• _Work to do_:
Restate the data word for word and leave the images out.

━━━ Data provided ━━━

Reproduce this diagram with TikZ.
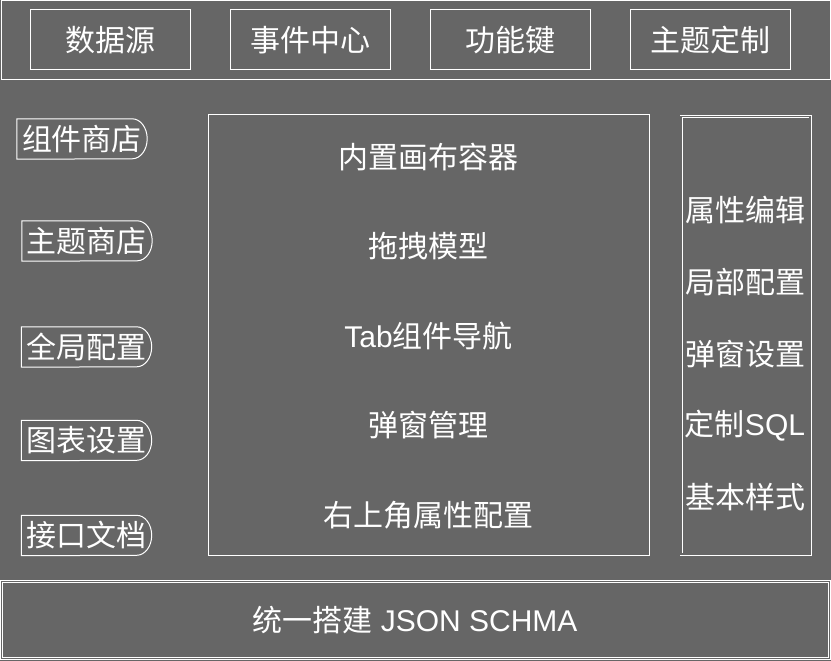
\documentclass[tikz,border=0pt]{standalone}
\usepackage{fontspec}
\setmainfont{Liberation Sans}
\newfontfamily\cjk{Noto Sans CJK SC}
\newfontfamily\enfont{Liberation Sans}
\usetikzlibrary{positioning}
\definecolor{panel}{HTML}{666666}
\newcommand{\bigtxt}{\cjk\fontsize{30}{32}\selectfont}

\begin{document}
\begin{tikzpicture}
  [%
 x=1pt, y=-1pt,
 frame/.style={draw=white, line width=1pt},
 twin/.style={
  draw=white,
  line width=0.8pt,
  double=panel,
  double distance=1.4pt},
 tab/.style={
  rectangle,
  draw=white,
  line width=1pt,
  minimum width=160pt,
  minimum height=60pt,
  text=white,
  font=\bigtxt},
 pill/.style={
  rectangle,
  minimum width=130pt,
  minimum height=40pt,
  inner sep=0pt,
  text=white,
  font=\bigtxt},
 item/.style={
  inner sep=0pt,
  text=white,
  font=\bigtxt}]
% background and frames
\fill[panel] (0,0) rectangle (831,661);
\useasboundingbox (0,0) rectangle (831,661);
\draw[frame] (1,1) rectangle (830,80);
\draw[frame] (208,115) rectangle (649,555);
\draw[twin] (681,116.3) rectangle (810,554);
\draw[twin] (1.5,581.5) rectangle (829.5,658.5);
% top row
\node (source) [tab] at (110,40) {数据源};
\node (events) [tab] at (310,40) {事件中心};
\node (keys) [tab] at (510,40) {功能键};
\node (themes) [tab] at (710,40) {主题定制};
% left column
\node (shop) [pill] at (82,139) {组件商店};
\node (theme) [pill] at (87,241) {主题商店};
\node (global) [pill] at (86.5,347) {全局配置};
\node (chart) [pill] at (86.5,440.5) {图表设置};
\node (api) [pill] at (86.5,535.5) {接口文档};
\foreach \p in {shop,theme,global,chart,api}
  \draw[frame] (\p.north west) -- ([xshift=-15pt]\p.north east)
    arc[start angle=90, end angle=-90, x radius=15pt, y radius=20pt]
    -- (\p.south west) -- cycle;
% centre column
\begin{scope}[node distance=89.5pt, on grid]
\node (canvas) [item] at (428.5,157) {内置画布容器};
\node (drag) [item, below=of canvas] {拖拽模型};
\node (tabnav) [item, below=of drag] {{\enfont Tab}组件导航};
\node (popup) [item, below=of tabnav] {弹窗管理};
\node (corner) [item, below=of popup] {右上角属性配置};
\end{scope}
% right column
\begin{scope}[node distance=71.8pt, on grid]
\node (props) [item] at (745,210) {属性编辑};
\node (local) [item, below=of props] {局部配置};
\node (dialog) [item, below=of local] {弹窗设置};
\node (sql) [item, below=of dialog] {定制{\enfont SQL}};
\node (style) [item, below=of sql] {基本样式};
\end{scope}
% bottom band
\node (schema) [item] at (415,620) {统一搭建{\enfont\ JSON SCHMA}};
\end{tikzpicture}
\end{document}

━━━

• _Response for this exercise_:
Reproduce this diagram with TikZ.
\documentclass[tikz,border=0pt]{standalone}
\usepackage{fontspec}
\setmainfont{Liberation Sans}
\newfontfamily\cjk{Noto Sans CJK SC}
\newfontfamily\enfont{Liberation Sans}
\usetikzlibrary{positioning}
\definecolor{panel}{HTML}{666666}
\newcommand{\bigtxt}{\cjk\fontsize{30}{32}\selectfont}

\begin{document}
\begin{tikzpicture}
  [%
 x=1pt, y=-1pt,
 frame/.style={draw=white, line width=1pt},
 twin/.style={
  draw=white,
  line width=0.8pt,
  double=panel,
  double distance=1.4pt},
 tab/.style={
  rectangle,
  draw=white,
  line width=1pt,
  minimum width=160pt,
  minimum height=60pt,
  text=white,
  font=\bigtxt},
 pill/.style={
  rectangle,
  minimum width=130pt,
  minimum height=40pt,
  inner sep=0pt,
  text=white,
  font=\bigtxt},
 item/.style={
  inner sep=0pt,
  text=white,
  font=\bigtxt}]
% background and frames
\fill[panel] (0,0) rectangle (831,661);
\useasboundingbox (0,0) rectangle (831,661);
\draw[frame] (1,1) rectangle (830,80);
\draw[frame] (208,115) rectangle (649,555);
\draw[twin] (681,116.3) rectangle (810,554);
\draw[twin] (1.5,581.5) rectangle (829.5,658.5);
% top row
\node (source) [tab] at (110,40) {数据源};
\node (events) [tab] at (310,40) {事件中心};
\node (keys) [tab] at (510,40) {功能键};
\node (themes) [tab] at (710,40) {主题定制};
% left column
\node (shop) [pill] at (82,139) {组件商店};
\node (theme) [pill] at (87,241) {主题商店};
\node (global) [pill] at (86.5,347) {全局配置};
\node (chart) [pill] at (86.5,440.5) {图表设置};
\node (api) [pill] at (86.5,535.5) {接口文档};
\foreach \p in {shop,theme,global,chart,api}
  \draw[frame] (\p.north west) -- ([xshift=-15pt]\p.north east)
    arc[start angle=90, end angle=-90, x radius=15pt, y radius=20pt]
    -- (\p.south west) -- cycle;
% centre column
\begin{scope}[node distance=89.5pt, on grid]
\node (canvas) [item] at (428.5,157) {内置画布容器};
\node (drag) [item, below=of canvas] {拖拽模型};
\node (tabnav) [item, below=of drag] {{\enfont Tab}组件导航};
\node (popup) [item, below=of tabnav] {弹窗管理};
\node (corner) [item, below=of popup] {右上角属性配置};
\end{scope}
% right column
\begin{scope}[node distance=71.8pt, on grid]
\node (props) [item] at (745,210) {属性编辑};
\node (local) [item, below=of props] {局部配置};
\node (dialog) [item, below=of local] {弹窗设置};
\node (sql) [item, below=of dialog] {定制{\enfont SQL}};
\node (style) [item, below=of sql] {基本样式};
\end{scope}
% bottom band
\node (schema) [item] at (415,620) {统一搭建{\enfont\ JSON SCHMA}};
\end{tikzpicture}
\end{document}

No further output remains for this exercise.